------ Data lines ------
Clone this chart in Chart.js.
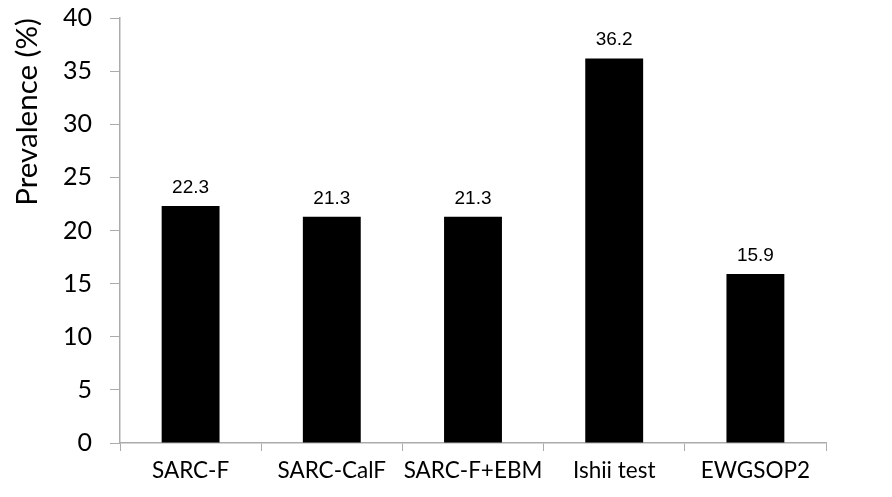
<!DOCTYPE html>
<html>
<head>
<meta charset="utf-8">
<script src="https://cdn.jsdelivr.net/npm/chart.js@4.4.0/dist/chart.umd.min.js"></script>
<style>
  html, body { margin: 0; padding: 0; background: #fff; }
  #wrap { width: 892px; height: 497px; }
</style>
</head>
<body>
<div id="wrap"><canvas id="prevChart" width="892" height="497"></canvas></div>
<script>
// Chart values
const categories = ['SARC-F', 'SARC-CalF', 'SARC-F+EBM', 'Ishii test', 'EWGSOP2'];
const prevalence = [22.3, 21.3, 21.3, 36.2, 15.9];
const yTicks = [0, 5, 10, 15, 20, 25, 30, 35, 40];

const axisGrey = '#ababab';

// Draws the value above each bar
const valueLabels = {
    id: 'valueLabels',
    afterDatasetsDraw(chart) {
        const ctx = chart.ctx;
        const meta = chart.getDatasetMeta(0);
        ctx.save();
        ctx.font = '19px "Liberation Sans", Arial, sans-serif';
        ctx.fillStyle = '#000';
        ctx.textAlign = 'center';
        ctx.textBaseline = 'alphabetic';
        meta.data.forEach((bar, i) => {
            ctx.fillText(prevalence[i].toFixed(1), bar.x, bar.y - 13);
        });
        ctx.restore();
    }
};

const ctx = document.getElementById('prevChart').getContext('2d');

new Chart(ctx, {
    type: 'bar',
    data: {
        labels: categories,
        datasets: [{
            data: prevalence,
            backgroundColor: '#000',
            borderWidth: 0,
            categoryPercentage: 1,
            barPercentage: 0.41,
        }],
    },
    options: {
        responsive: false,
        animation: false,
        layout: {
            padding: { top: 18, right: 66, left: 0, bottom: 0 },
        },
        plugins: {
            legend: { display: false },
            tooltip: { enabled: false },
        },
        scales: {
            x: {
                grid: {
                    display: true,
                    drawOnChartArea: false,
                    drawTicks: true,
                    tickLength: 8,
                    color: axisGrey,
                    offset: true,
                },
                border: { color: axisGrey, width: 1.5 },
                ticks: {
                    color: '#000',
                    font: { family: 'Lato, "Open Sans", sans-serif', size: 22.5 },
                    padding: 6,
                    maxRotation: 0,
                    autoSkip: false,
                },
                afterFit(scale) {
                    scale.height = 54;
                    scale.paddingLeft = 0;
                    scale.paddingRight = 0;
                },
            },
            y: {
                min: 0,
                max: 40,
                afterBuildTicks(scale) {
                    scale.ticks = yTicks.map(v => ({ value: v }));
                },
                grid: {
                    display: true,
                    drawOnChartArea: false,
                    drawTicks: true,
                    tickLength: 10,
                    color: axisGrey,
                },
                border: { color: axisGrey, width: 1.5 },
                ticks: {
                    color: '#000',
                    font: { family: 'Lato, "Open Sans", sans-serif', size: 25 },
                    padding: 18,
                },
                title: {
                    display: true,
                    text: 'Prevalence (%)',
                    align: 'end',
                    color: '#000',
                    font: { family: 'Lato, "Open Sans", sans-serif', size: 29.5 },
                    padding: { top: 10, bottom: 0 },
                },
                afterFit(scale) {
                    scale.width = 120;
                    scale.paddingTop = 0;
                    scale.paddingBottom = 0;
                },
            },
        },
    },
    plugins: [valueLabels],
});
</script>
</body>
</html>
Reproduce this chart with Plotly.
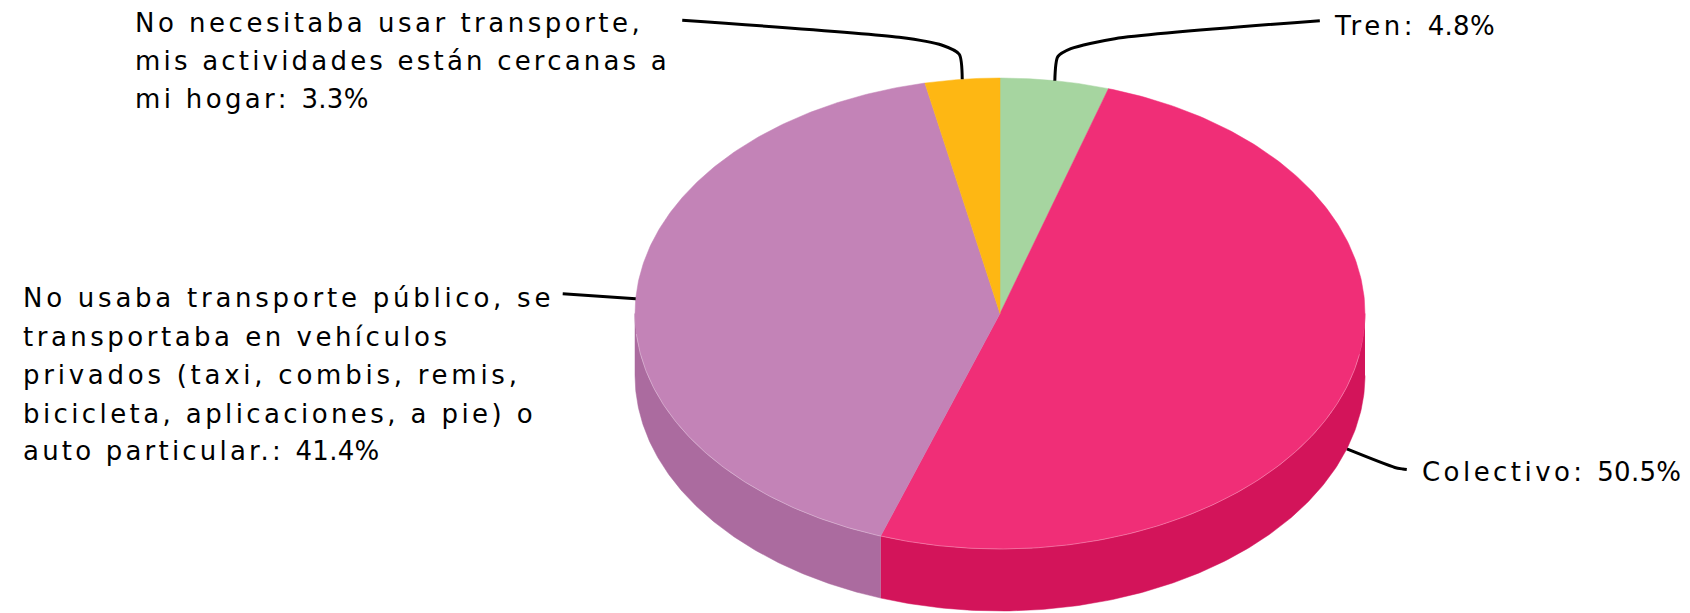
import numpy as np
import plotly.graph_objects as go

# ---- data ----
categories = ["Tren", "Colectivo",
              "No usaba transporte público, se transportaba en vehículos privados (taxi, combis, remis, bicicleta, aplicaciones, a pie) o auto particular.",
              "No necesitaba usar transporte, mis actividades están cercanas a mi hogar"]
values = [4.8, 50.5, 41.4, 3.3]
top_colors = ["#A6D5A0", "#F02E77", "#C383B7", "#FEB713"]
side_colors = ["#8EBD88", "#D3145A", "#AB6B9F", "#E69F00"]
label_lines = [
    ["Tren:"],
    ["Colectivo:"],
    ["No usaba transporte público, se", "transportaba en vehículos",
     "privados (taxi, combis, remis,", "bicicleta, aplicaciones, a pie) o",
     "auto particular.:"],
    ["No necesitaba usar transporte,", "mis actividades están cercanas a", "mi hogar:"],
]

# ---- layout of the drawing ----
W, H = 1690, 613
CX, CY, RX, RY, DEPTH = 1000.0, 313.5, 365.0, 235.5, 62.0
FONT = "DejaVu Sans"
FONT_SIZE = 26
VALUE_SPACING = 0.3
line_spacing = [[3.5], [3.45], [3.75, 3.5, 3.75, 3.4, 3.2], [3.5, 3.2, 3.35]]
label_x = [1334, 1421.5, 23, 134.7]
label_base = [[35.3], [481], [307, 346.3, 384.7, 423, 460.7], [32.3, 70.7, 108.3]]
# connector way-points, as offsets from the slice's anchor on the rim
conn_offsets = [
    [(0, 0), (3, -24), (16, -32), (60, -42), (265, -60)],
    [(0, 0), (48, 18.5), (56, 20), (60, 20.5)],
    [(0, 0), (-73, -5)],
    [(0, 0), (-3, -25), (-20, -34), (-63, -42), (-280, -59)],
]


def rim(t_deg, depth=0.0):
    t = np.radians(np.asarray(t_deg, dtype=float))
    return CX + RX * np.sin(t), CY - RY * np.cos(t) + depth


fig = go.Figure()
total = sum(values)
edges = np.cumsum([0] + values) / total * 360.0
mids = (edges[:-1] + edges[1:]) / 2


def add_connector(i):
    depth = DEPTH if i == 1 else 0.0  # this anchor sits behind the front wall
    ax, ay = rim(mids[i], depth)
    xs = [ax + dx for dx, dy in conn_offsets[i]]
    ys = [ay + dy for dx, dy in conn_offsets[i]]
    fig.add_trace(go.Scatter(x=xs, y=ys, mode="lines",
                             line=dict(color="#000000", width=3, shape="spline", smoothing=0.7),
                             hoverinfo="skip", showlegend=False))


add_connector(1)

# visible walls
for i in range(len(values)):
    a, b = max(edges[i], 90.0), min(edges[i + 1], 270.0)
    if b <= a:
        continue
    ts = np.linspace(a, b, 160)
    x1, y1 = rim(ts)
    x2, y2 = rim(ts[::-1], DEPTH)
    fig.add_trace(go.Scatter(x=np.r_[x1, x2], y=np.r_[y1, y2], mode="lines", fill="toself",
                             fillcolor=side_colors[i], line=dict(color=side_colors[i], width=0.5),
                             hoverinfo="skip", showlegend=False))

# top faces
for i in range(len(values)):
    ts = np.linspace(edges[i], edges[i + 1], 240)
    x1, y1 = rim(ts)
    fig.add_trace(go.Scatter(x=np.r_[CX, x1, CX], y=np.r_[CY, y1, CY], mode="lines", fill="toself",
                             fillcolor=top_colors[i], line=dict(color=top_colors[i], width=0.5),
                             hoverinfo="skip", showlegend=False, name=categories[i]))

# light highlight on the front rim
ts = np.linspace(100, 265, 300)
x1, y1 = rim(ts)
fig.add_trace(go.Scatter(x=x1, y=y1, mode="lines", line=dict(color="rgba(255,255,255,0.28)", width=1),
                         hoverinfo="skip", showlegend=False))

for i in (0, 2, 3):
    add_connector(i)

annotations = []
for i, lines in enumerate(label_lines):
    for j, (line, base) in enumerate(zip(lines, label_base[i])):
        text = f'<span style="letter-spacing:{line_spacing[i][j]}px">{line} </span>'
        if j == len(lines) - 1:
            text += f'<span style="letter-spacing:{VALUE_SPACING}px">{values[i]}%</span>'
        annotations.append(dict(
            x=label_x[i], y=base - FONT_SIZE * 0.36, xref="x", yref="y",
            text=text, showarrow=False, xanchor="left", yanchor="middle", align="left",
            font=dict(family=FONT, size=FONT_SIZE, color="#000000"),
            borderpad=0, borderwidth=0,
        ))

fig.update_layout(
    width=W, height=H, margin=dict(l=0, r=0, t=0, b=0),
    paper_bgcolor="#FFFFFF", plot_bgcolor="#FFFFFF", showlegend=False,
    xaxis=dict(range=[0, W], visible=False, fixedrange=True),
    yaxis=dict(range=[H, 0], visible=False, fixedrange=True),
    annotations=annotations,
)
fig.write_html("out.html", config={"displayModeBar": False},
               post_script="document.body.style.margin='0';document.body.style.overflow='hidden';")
------
- [Exercise objective] Print the data above verbatim from the first line through the line holding "ctx = document.getElementById('prevChart').getContext('2d');", leaving every picture out.

- [Answer to the exercise]
Clone this chart in Chart.js.
<!DOCTYPE html>
<html>
<head>
<meta charset="utf-8">
<script src="https://cdn.jsdelivr.net/npm/chart.js@4.4.0/dist/chart.umd.min.js"></script>
<style>
  html, body { margin: 0; padding: 0; background: #fff; }
  #wrap { width: 892px; height: 497px; }
</style>
</head>
<body>
<div id="wrap"><canvas id="prevChart" width="892" height="497"></canvas></div>
<script>
// Chart values
const categories = ['SARC-F', 'SARC-CalF', 'SARC-F+EBM', 'Ishii test', 'EWGSOP2'];
const prevalence = [22.3, 21.3, 21.3, 36.2, 15.9];
const yTicks = [0, 5, 10, 15, 20, 25, 30, 35, 40];

const axisGrey = '#ababab';

// Draws the value above each bar
const valueLabels = {
    id: 'valueLabels',
    afterDatasetsDraw(chart) {
        const ctx = chart.ctx;
        const meta = chart.getDatasetMeta(0);
        ctx.save();
        ctx.font = '19px "Liberation Sans", Arial, sans-serif';
        ctx.fillStyle = '#000';
        ctx.textAlign = 'center';
        ctx.textBaseline = 'alphabetic';
        meta.data.forEach((bar, i) => {
            ctx.fillText(prevalence[i].toFixed(1), bar.x, bar.y - 13);
        });
        ctx.restore();
    }
};

const ctx = document.getElementById('prevChart').getContext('2d');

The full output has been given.